Sunday, June 9, 2013

Vivacious Vanguard

'Vanguard'
As the first flush of roses dissipates here on the prairie, I've been disappointed by a few "new-to-me" roses and surprised and delighted by several, but there have been none yet that I've been happier with than a little-acclaimed Hybrid Rugosa named 'Vanguard'.

'Vanguard' is a 1932 rose bred by  Glendon A. Stevens, a little-known rosarian from Pennsylvania.  'Vanguard' is a breeding of  a seedling of R. wichuraiana and R. rugosa 'Alba' crossed with the old Hybrid Tea 'Eldorado'.  Although there have been two recent more roses named 'Eldorado',  the parent of 'Vanguard' must have been the orange-blend 1923 Pernetiana Hybrid Tea by Howard and Smith.  'Vanguard' was introduced by Jackson & Perkins and is officially described as salmon-orange, with pink edges.  I can't figure out why the rose is not better known, but perhaps it is because little is written about it and some of that is not positive.  Peter Beales, in Classic Roses, describes it as "a vigorous shrub, rather untypically Rugosa, and well-foliated with glossy, bronze green leaves." Suzy Verrier, in Rosa Rugosa, doesn't say a lot that is complimentary about the rose, claiming it is barely hardy in her climate and has excessive winterkill. In a comment on helpmefind.com, Paul Barden said "it leaves a great deal to be desired, in my opinion."   Osborne sand Powning do list it in Hardy Roses, but hardy to only zone 5.  Helpmefind.com lists it as hardy to 4B.  I can only add that it had no winter die-back at all here in 6A in its first winter.
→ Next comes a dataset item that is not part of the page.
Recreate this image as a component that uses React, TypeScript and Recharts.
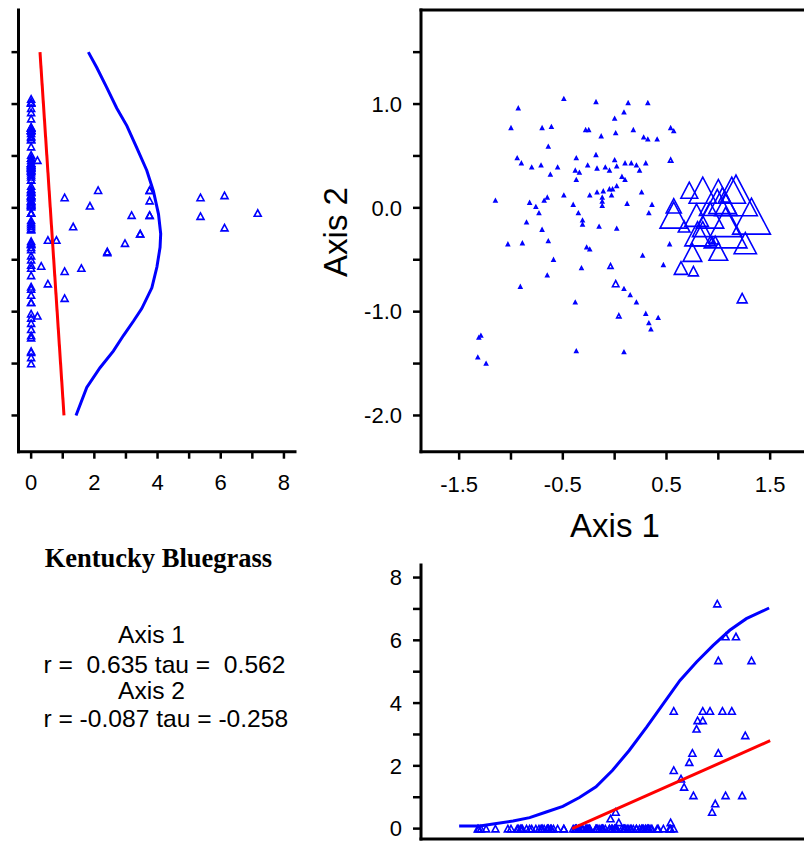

Truthfully, to my eye, the rose is a blend of pinks, oranges, and yellows, varying with the weather. Flowers seem to be more pink in colder and wetter weather and yellow as the day warms.  The blossoms start out with Hybrid-Tea form, but then open up huge, just huge, about 5 inches across, borne singly or in pairs, and mildly double with about 25 petals.  It has a strong and sweet Rugosa-type fragrance and sparse but sharp thorns.  It is labeled as once blooming by Verrier, with rare rebloom by Paul Barden, but repeat-blooming by Beales and in Hardy Roses.  The websites of Rogue Valley Roses, from which I obtained my rose, and Vintage Roses also both list it as a mild rebloomer, so I do have some hope that Verrier and Barden were, for once, wrong and that I'll see late summer blooms of 'Vanguard'.  Perhaps this rose varies rebloom by the climate.  I don't know yet if 'Vanguard' forms hips, but some Rugosa-type large red hips would be a perfect Fall finish for the rose.
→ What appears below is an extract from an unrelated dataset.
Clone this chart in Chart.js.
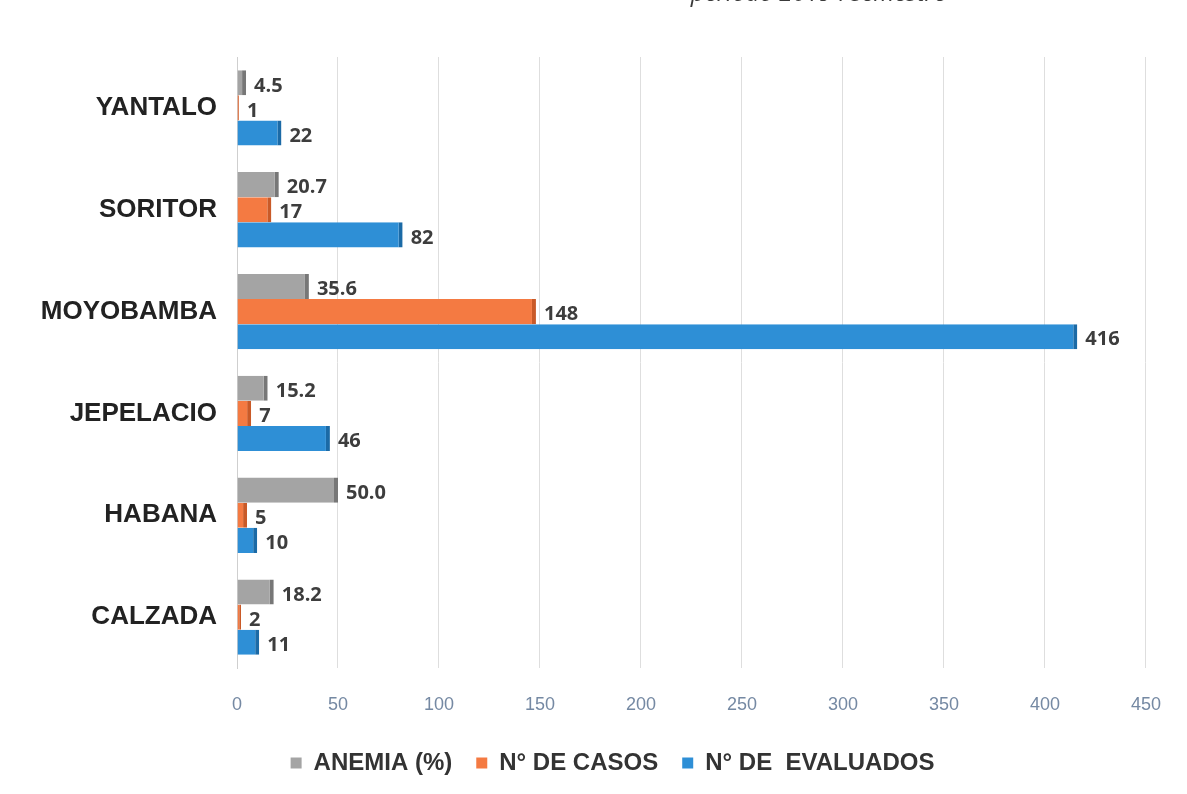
<!DOCTYPE html>
<html lang="es">
<head>
  <meta charset="UTF-8" />
  <title>Anemia por distrito</title>
  <script src="https://cdn.jsdelivr.net/npm/chart.js"></script>
  <style>
    html, body { margin: 0; padding: 0; background: #fff; }
    .wrap { position: relative; width: 1187px; height: 794px; }
  </style>
</head>
<body>
  <div class="wrap">
    <canvas id="grafico" width="1187" height="794"></canvas>
  </div>

  <script>
    const distritos = ['YANTALO', 'SORITOR', 'MOYOBAMBA', 'JEPELACIO', 'HABANA', 'CALZADA'];
    const anemia = [4.5, 20.7, 35.6, 15.2, 50.0, 18.2];
    const casos = [1, 17, 148, 7, 5, 2];
    const evaluados = [22, 82, 416, 46, 10, 11];
    const ticksX = [0, 50, 100, 150, 200, 250, 300, 350, 400, 450];
    const titulo = 'periodo 2019 I semestre';

    // el titulo queda casi fuera del borde superior, como en la hoja escaneada
    const tituloCortado = {
      id: 'tituloCortado',
      beforeDraw(chart) {
        const ctx = chart.ctx;
        ctx.save();
        ctx.font = 'italic 24px "Open Sans", sans-serif';
        ctx.fillStyle = '#3a3a3a';
        ctx.textAlign = 'right';
        ctx.textBaseline = 'alphabetic';
        ctx.fillText(titulo, 946, 1);
        ctx.restore();
      }
    };

    const etiquetas = {
      id: 'etiquetas',
      afterDatasetsDraw(chart) {
        const ctx = chart.ctx;
        ctx.save();
        ctx.font = 'bold 20px "Open Sans", sans-serif';
        ctx.fillStyle = '#3d3d3d';
        ctx.textAlign = 'left';
        ctx.textBaseline = 'middle';
        chart.data.datasets.forEach((ds, i) => {
          chart.getDatasetMeta(i).data.forEach((bar, j) => {
            const v = ds.data[j];
            const txt = i === 0 ? v.toFixed(1) : String(v);
            ctx.fillText(txt, bar.x + 8, bar.y + 3);
          });
        });
        ctx.restore();
      }
    };

    const borde = { top: 0, right: 4, bottom: 0, left: 0 };

    new Chart(document.getElementById('grafico'), {
      type: 'bar',
      data: {
        labels: distritos,
        datasets: [
          { label: 'ANEMIA (%)', data: anemia, backgroundColor: '#a4a4a4', borderColor: '#777', borderWidth: borde, borderSkipped: false },
          { label: 'N° DE CASOS', data: casos, backgroundColor: '#f47a42', borderColor: '#c95a28', borderWidth: borde, borderSkipped: false },
          { label: 'N° DE  EVALUADOS', data: evaluados, backgroundColor: '#2e8fd6', borderColor: '#1b6aa6', borderWidth: borde, borderSkipped: false }
        ]
      },
      options: {
        indexAxis: 'y',
        responsive: false,
        animation: false,
        layout: { padding: { top: 57, left: 38, right: 0, bottom: 9 } },
        datasets: { bar: { categoryPercentage: 0.74, barPercentage: 1 } },
        scales: {
          x: {
            min: 0,
            max: 450,
            afterBuildTicks: s => { s.ticks = ticksX.map(v => ({ value: v })); },
            afterFit: s => { s.height = 59; },
            border: { display: false },
            grid: { color: '#dedede', drawTicks: false },
            ticks: {
              padding: 26,
              color: '#7589a3',
              font: { family: '"Liberation Sans", Arial, sans-serif', size: 18 }
            }
          },
          y: {
            afterFit: s => { s.width = 199; },
            border: { display: true, color: '#cfcfcf' },
            grid: { display: false, drawTicks: false },
            ticks: {
              padding: 20,
              color: '#222',
              font: { family: '"Liberation Sans", Arial, sans-serif', size: 26, weight: 'bold' }
            }
          },
          // margen derecho vacio, para que la leyenda quede centrada como en el original
          margen: {
            type: 'linear',
            position: 'right',
            afterFit: s => { s.width = 12; },
            border: { display: false },
            grid: { display: false, drawTicks: false },
            ticks: { display: false }
          }
        },
        plugins: {
          legend: {
            position: 'bottom',
            labels: {
              boxWidth: 11,
              boxHeight: 11,
              padding: 24,
              color: '#333',
              font: { family: '"Liberation Sans", Arial, sans-serif', size: 24, weight: 'bold' },
              generateLabels: chart => Chart.defaults.plugins.legend.labels.generateLabels(chart)
                .map(l => ({ ...l, lineWidth: 0 }))
            }
          },
          tooltip: { enabled: false }
        }
      },
      plugins: [tituloCortado, etiquetas]
    });
  </script>
</body>
</html>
I think 'Vanguard' is going to become a very large rose here in Kansas, living up to its reported 10 foot height in the references.  My one-year-old specimen is already almost 5 foot tall, much taller than the 7 other roses planted in that bed at the same time.  It has a nice vase-like structure at this age and I can already see several new canes starting for next year.

One of the biggest assets of this rose is surely going to be the mildly-rugose light green and completely disease free foliage. In fact, when a local professional horticulturist toured my garden looking for peonies to divide for the KSU rose garden, this rose's foliage caught his eye quickly and he had to stroll over to examine it closer.  'Vanguard' is reported to be rust susceptible, which could be an issue in some climates, but I've never seen rust on any rose in my garden. 
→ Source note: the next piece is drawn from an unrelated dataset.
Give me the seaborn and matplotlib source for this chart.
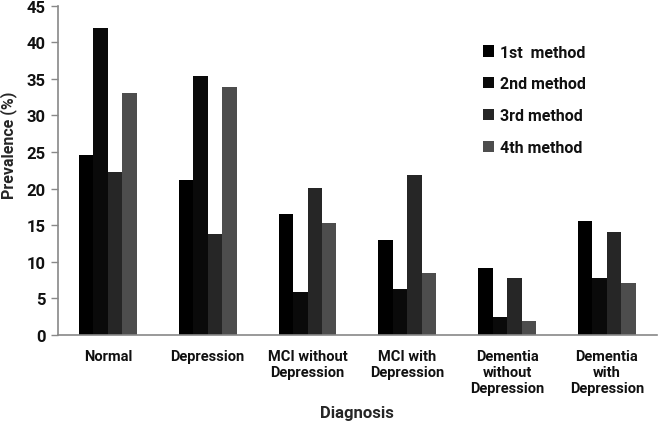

'Vanguard' won the ARS Dr. W. Van Fleet Medal in 1933 and the David Fuerstenberg Prize (ARS) in 1934.  It may not win any awards in your garden, but it has the "best of show in its first year" award from me this Summer.

2 comments:

  1. Jim, Vanguard is in its 6th year here and I can add some of my own observations. My plant is about nine feet tall, narrow, arching and self supporting. That disease-free foliage wouldn't be that way for long here in blackspot country. If unsprayed, the leaves yellow and drop until the plant is leafless except for the newer foliage on the tips of the canes. A bit of fungicide is a small price to pay, though. I'm sorry to report that my Vanguard has never thrown so much as a stray stunted summer flower. I love this rose despite its shortcomings, and it never fails to draw attention to itself when it is in flower. I'm glad you like it, too.

    ReplyDelete
    Replies
    1. Connie, thanks for the addition. I guess with a few more notes like that from other spots, I may better understand why Vanguard isn't in as much favor as I think it should be.